#### Material provided ####

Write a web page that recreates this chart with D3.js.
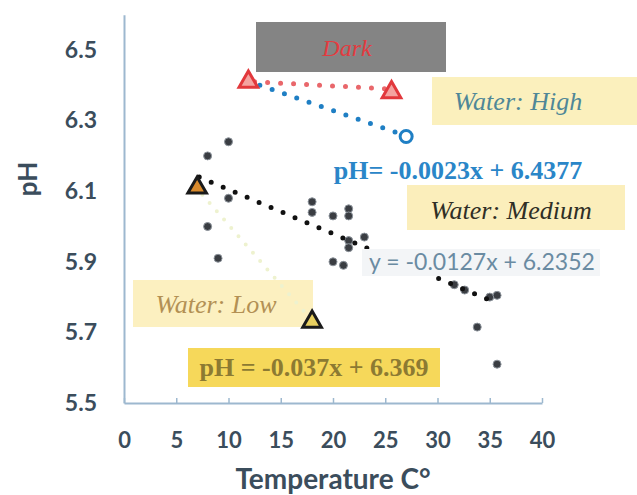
<!DOCTYPE html>
<html>
<head>
<meta charset="utf-8">
<script src="https://cdn.jsdelivr.net/npm/d3@7"></script>
<style>
  body { margin: 0; background: #fff; }
  svg { display: block; }
</style>
</head>
<body>
<svg id="chart" width="637" height="495"></svg>
<script>
// medium water scatter (temperature, pH)
const mediumTemp = [8, 10, 8, 9, 10, 18, 18, 20, 21.5, 21.5, 23, 21.5, 21.5, 20, 21, 31.6, 32.6, 35, 35.7, 33.8, 35.7];
const mediumPh = [6.20, 6.24, 6.00, 5.91, 6.08, 6.07, 6.04, 6.03, 6.05, 6.03, 5.97, 5.96, 5.94, 5.90, 5.89, 5.835, 5.82, 5.80, 5.805, 5.715, 5.61];

// trend line end points
const mediumLine = [[7.2, 6.14], [35.5, 5.785]];
const highLine = [[13, 6.40], [26.2, 6.265]];
const darkLine = [[12.5, 6.41], [25.2, 6.39]];
const lowLine = [[7.5, 6.09], [17.5, 5.75]];

// special markers
const darkTriangles = [[11.9, 6.41], [25.6, 6.38]];
const lowTriangles = [[7, 6.11], [18, 5.73]];
const highCircle = [[27, 6.255]];

const xTicks = [0, 5, 10, 15, 20, 25, 30, 35, 40];
const yTicks = [5.5, 5.7, 5.9, 6.1, 6.3, 6.5];

const svg = d3.select("#chart");
const x = d3.scaleLinear().domain([0, 40]).range([124, 542]);
const y = d3.scaleLinear().domain([5.5, 6.6]).range([403, 14.7]);

const axisColor = "#9db8cf";
const labelColor = "#3b4d5c";
const sans = "Lato, 'Open Sans', sans-serif";
const serif = "'Liberation Serif', 'DejaVu Serif', serif";

function font(sel, family, size, weight, style) {
  sel.attr("font-family", family)
    .attr("font-size", size)
    .attr("font-weight", weight || "normal")
    .attr("font-style", style || "normal");
}

// axes
const xAxis = svg.append("g")
  .attr("transform", `translate(0, ${y(5.5)})`)
  .call(d3.axisBottom(x).tickValues(xTicks).tickSize(-5).tickPadding(29).tickSizeOuter(0));
xAxis.select(".domain").attr("stroke", axisColor).attr("stroke-width", 2);
xAxis.selectAll(".tick line").attr("stroke", axisColor).attr("stroke-width", 1.5);
xAxis.selectAll(".tick text").attr("fill", labelColor).call(font, sans, 22, "bold");

const yAxis = svg.append("g")
  .attr("transform", `translate(${x(0)}, 0)`)
  .call(d3.axisLeft(y).tickValues(yTicks).tickFormat(d3.format(".1f")).tickSize(0).tickPadding(27).tickSizeOuter(0));
yAxis.select(".domain").attr("stroke", axisColor).attr("stroke-width", 2);
yAxis.selectAll(".tick text").attr("fill", labelColor).call(font, sans, 23, "bold");

svg.append("text")
  .attr("transform", "translate(37, 179) rotate(-90)")
  .attr("text-anchor", "middle")
  .attr("fill", labelColor)
  .call(font, sans, 26, "bold")
  .text("pH");

svg.append("text")
  .attr("x", 333).attr("y", 489)
  .attr("text-anchor", "middle")
  .attr("fill", labelColor)
  .call(font, sans, 28, "bold")
  .text("Temperature C°");

// annotation boxes
const boxes = [
  { x: 256, y: 22, w: 190, h: 50, fill: "#848484" },
  { x: 432, y: 77, w: 205, h: 48, fill: "#fbf0bd" },
  { x: 407, y: 185, w: 218, h: 45, fill: "#fbeebb" },
  { x: 133, y: 280, w: 180, h: 47, fill: "#fcf0c0" },
  { x: 188, y: 348, w: 252, h: 39, fill: "#f6d85a" },
];
svg.selectAll("rect.box").data(boxes).enter().append("rect")
  .attr("class", "box")
  .attr("x", d => d.x).attr("y", d => d.y)
  .attr("width", d => d.w).attr("height", d => d.h)
  .attr("fill", d => d.fill);

// trend lines (dotted)
const line = d3.line().x(d => x(d[0])).y(d => y(d[1]));
function dotted(data, color, width, gap) {
  svg.append("path")
    .attr("d", line(data))
    .attr("fill", "none")
    .attr("stroke", color)
    .attr("stroke-width", width)
    .attr("stroke-linecap", "round")
    .attr("stroke-dasharray", `0 ${gap}`);
}
dotted(lowLine, "#eef2cf", 4, 11);
dotted(darkLine, "#e9676b", 5, 13);
dotted(highLine, "#1f7fc4", 5, 13);

// medium scatter
svg.selectAll("circle.med")
  .data(mediumTemp.map((t, i) => [t, mediumPh[i]]))
  .enter().append("circle")
  .attr("class", "med")
  .attr("cx", d => x(d[0])).attr("cy", d => y(d[1]))
  .attr("r", 4)
  .attr("fill", "#3a3d42")
  .attr("stroke", "#8d949c")
  .attr("stroke-width", 1);

dotted(mediumLine, "#111", 5, 13);

// equation label box sits over the medium trend line
svg.append("rect")
  .attr("x", 362).attr("y", 249)
  .attr("width", 238).attr("height", 27)
  .attr("fill", "#f3f5f7");

// triangles
const tri = d3.symbol().type(d3.symbolTriangle).size(150);
svg.selectAll("path.dark").data(darkTriangles).enter().append("path")
  .attr("class", "dark")
  .attr("d", tri)
  .attr("transform", d => `translate(${x(d[0])}, ${y(d[1])})`)
  .attr("fill", "#f4a3a0")
  .attr("stroke", "#e2383c")
  .attr("stroke-width", 3);
svg.selectAll("path.low").data(lowTriangles).enter().append("path")
  .attr("class", "low")
  .attr("d", tri)
  .attr("transform", d => `translate(${x(d[0])}, ${y(d[1])})`)
  .attr("fill", (d, i) => i === 0 ? "#d98a2c" : "#e8d060")
  .attr("stroke", "#1a1a1a")
  .attr("stroke-width", 3);
svg.selectAll("circle.high").data(highCircle).enter().append("circle")
  .attr("class", "high")
  .attr("cx", d => x(d[0])).attr("cy", d => y(d[1]))
  .attr("r", 6)
  .attr("fill", "#fff")
  .attr("stroke", "#1f7fc4")
  .attr("stroke-width", 3);

// labels
const labels = [
  { text: "Dark", x: 347, y: 56, color: "#e23b40", family: serif, size: 24, weight: "normal", style: "italic" },
  { text: "Water: High", x: 518, y: 110, color: "#4f8797", family: serif, size: 26, weight: "normal", style: "italic" },
  { text: "pH= -0.0023x + 6.4377", x: 458, y: 179, color: "#2a86c8", family: serif, size: 26, weight: "bold", style: "normal" },
  { text: "Water: Medium", x: 511, y: 219, color: "#2f2f26", family: serif, size: 26, weight: "normal", style: "italic" },
  { text: "y = -0.0127x + 6.2352", x: 482, y: 270, color: "#6a8ba2", family: sans, size: 23, weight: "normal", style: "normal" },
  { text: "Water: Low", x: 216, y: 313, color: "#b39054", family: serif, size: 26, weight: "normal", style: "italic" },
  { text: "pH = -0.037x + 6.369", x: 314, y: 376, color: "#8c7a32", family: serif, size: 26, weight: "bold", style: "normal" },
];
svg.selectAll("text.lab").data(labels).enter().append("text")
  .attr("class", "lab")
  .attr("x", d => d.x).attr("y", d => d.y)
  .attr("text-anchor", "middle")
  .attr("fill", d => d.color)
  .attr("font-family", d => d.family)
  .attr("font-size", d => d.size)
  .attr("font-weight", d => d.weight)
  .attr("font-style", d => d.style)
  .text(d => d.text);
</script>
</body>
</html>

####

Each line from the top of the material through the line containing "const highCircle = [[27, 6.255]];" should be reproduced exactly; please drop any images.

Write a web page that recreates this chart with D3.js.
<!DOCTYPE html>
<html>
<head>
<meta charset="utf-8">
<script src="https://cdn.jsdelivr.net/npm/d3@7"></script>
<style>
  body { margin: 0; background: #fff; }
  svg { display: block; }
</style>
</head>
<body>
<svg id="chart" width="637" height="495"></svg>
<script>
// medium water scatter (temperature, pH)
const mediumTemp = [8, 10, 8, 9, 10, 18, 18, 20, 21.5, 21.5, 23, 21.5, 21.5, 20, 21, 31.6, 32.6, 35, 35.7, 33.8, 35.7];
const mediumPh = [6.20, 6.24, 6.00, 5.91, 6.08, 6.07, 6.04, 6.03, 6.05, 6.03, 5.97, 5.96, 5.94, 5.90, 5.89, 5.835, 5.82, 5.80, 5.805, 5.715, 5.61];

// trend line end points
const mediumLine = [[7.2, 6.14], [35.5, 5.785]];
const highLine = [[13, 6.40], [26.2, 6.265]];
const darkLine = [[12.5, 6.41], [25.2, 6.39]];
const lowLine = [[7.5, 6.09], [17.5, 5.75]];

// special markers
const darkTriangles = [[11.9, 6.41], [25.6, 6.38]];
const lowTriangles = [[7, 6.11], [18, 5.73]];
const highCircle = [[27, 6.255]];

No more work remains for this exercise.